## Material
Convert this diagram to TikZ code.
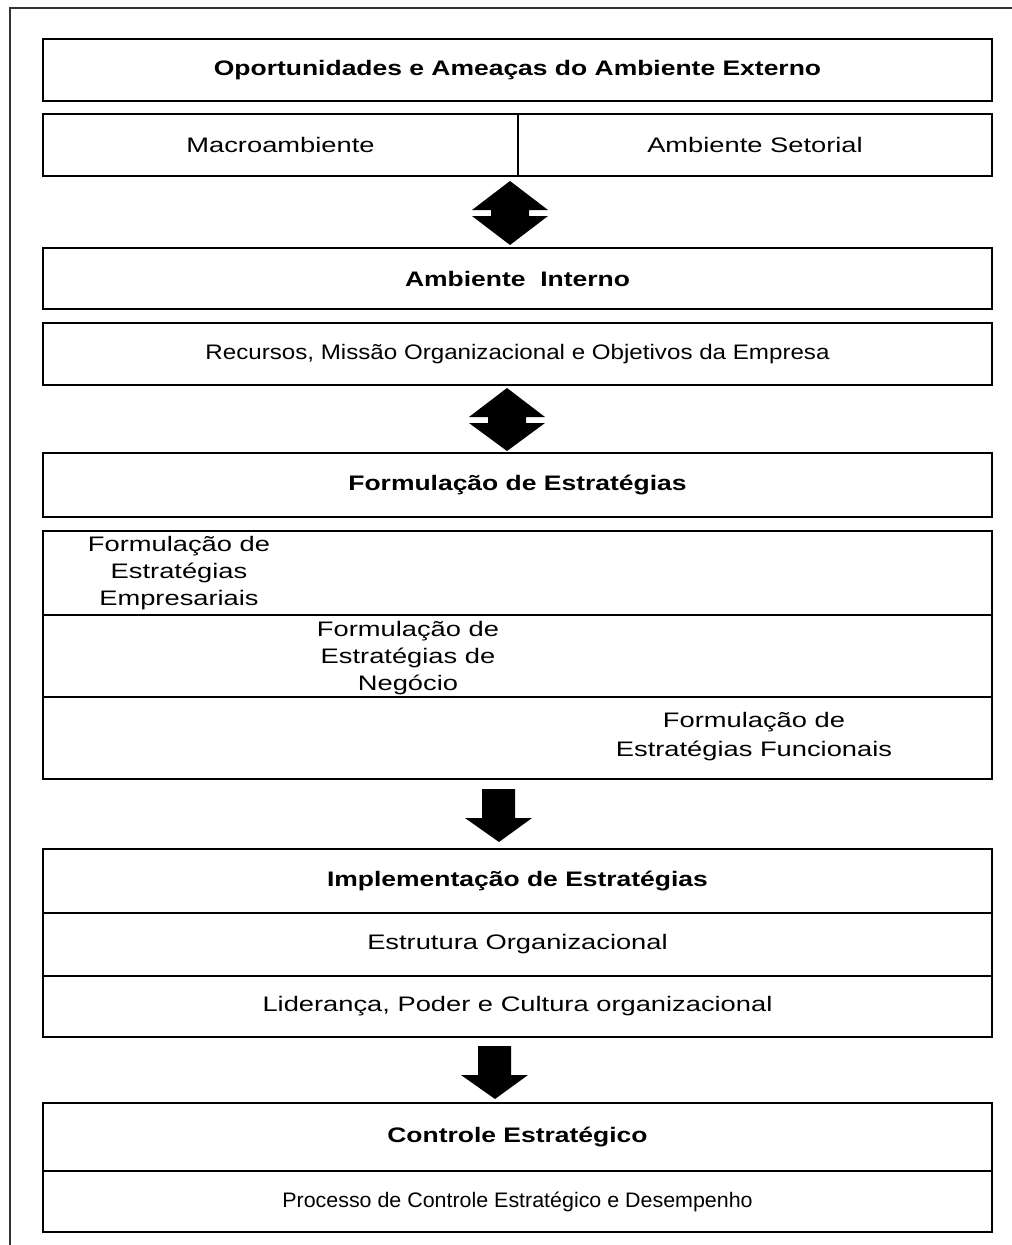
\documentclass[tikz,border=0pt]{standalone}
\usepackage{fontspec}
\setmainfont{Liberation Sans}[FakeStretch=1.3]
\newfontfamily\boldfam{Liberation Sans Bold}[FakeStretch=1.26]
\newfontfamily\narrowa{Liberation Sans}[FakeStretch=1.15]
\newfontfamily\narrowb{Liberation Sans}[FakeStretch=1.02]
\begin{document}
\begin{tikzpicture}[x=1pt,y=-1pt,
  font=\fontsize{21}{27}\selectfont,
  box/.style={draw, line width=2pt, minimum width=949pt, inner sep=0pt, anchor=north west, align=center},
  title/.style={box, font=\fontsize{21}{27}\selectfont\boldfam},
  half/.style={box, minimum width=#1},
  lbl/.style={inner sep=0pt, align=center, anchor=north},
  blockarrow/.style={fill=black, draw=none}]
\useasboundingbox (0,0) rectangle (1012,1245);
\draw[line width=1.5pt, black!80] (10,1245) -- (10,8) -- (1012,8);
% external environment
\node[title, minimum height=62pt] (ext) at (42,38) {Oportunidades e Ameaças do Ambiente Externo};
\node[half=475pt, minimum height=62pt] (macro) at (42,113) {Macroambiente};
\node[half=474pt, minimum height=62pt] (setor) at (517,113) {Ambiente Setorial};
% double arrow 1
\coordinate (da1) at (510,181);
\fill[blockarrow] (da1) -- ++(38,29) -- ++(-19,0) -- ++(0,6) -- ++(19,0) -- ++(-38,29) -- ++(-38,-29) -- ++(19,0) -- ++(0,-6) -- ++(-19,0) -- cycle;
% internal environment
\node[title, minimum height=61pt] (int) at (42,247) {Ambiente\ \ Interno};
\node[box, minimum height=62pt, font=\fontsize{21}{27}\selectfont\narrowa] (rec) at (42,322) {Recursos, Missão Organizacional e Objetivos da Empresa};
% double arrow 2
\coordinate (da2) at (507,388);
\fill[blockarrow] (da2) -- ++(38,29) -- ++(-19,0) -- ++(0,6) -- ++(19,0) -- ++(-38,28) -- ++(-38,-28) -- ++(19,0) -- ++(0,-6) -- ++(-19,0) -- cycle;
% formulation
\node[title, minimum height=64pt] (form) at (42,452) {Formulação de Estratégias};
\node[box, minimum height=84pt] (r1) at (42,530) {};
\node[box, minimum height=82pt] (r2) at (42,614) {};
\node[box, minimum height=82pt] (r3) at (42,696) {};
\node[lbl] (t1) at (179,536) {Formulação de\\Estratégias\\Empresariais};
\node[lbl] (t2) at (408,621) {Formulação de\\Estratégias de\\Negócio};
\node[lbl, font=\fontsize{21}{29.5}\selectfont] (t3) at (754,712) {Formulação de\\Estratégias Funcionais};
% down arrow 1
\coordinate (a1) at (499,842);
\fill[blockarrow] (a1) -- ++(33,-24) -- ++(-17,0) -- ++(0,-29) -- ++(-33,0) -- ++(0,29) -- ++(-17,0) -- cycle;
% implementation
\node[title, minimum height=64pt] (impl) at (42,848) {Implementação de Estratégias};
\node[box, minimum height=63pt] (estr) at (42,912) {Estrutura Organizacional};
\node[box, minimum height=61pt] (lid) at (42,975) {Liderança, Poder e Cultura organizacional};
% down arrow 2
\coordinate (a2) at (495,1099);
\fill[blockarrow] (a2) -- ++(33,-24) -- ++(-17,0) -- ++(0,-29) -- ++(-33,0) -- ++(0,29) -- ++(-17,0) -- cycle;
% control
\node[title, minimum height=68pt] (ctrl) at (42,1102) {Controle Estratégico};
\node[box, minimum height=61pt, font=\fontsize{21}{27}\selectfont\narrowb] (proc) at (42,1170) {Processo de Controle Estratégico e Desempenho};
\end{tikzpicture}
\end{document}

## What to produce
Every line of the material is to be quoted exactly, with no pictures carried over.

## Exercise result
Convert this diagram to TikZ code.
\documentclass[tikz,border=0pt]{standalone}
\usepackage{fontspec}
\setmainfont{Liberation Sans}[FakeStretch=1.3]
\newfontfamily\boldfam{Liberation Sans Bold}[FakeStretch=1.26]
\newfontfamily\narrowa{Liberation Sans}[FakeStretch=1.15]
\newfontfamily\narrowb{Liberation Sans}[FakeStretch=1.02]
\begin{document}
\begin{tikzpicture}[x=1pt,y=-1pt,
  font=\fontsize{21}{27}\selectfont,
  box/.style={draw, line width=2pt, minimum width=949pt, inner sep=0pt, anchor=north west, align=center},
  title/.style={box, font=\fontsize{21}{27}\selectfont\boldfam},
  half/.style={box, minimum width=#1},
  lbl/.style={inner sep=0pt, align=center, anchor=north},
  blockarrow/.style={fill=black, draw=none}]
\useasboundingbox (0,0) rectangle (1012,1245);
\draw[line width=1.5pt, black!80] (10,1245) -- (10,8) -- (1012,8);
% external environment
\node[title, minimum height=62pt] (ext) at (42,38) {Oportunidades e Ameaças do Ambiente Externo};
\node[half=475pt, minimum height=62pt] (macro) at (42,113) {Macroambiente};
\node[half=474pt, minimum height=62pt] (setor) at (517,113) {Ambiente Setorial};
% double arrow 1
\coordinate (da1) at (510,181);
\fill[blockarrow] (da1) -- ++(38,29) -- ++(-19,0) -- ++(0,6) -- ++(19,0) -- ++(-38,29) -- ++(-38,-29) -- ++(19,0) -- ++(0,-6) -- ++(-19,0) -- cycle;
% internal environment
\node[title, minimum height=61pt] (int) at (42,247) {Ambiente\ \ Interno};
\node[box, minimum height=62pt, font=\fontsize{21}{27}\selectfont\narrowa] (rec) at (42,322) {Recursos, Missão Organizacional e Objetivos da Empresa};
% double arrow 2
\coordinate (da2) at (507,388);
\fill[blockarrow] (da2) -- ++(38,29) -- ++(-19,0) -- ++(0,6) -- ++(19,0) -- ++(-38,28) -- ++(-38,-28) -- ++(19,0) -- ++(0,-6) -- ++(-19,0) -- cycle;
% formulation
\node[title, minimum height=64pt] (form) at (42,452) {Formulação de Estratégias};
\node[box, minimum height=84pt] (r1) at (42,530) {};
\node[box, minimum height=82pt] (r2) at (42,614) {};
\node[box, minimum height=82pt] (r3) at (42,696) {};
\node[lbl] (t1) at (179,536) {Formulação de\\Estratégias\\Empresariais};
\node[lbl] (t2) at (408,621) {Formulação de\\Estratégias de\\Negócio};
\node[lbl, font=\fontsize{21}{29.5}\selectfont] (t3) at (754,712) {Formulação de\\Estratégias Funcionais};
% down arrow 1
\coordinate (a1) at (499,842);
\fill[blockarrow] (a1) -- ++(33,-24) -- ++(-17,0) -- ++(0,-29) -- ++(-33,0) -- ++(0,29) -- ++(-17,0) -- cycle;
% implementation
\node[title, minimum height=64pt] (impl) at (42,848) {Implementação de Estratégias};
\node[box, minimum height=63pt] (estr) at (42,912) {Estrutura Organizacional};
\node[box, minimum height=61pt] (lid) at (42,975) {Liderança, Poder e Cultura organizacional};
% down arrow 2
\coordinate (a2) at (495,1099);
\fill[blockarrow] (a2) -- ++(33,-24) -- ++(-17,0) -- ++(0,-29) -- ++(-33,0) -- ++(0,29) -- ++(-17,0) -- cycle;
% control
\node[title, minimum height=68pt] (ctrl) at (42,1102) {Controle Estratégico};
\node[box, minimum height=61pt, font=\fontsize{21}{27}\selectfont\narrowb] (proc) at (42,1170) {Processo de Controle Estratégico e Desempenho};
\end{tikzpicture}
\end{document}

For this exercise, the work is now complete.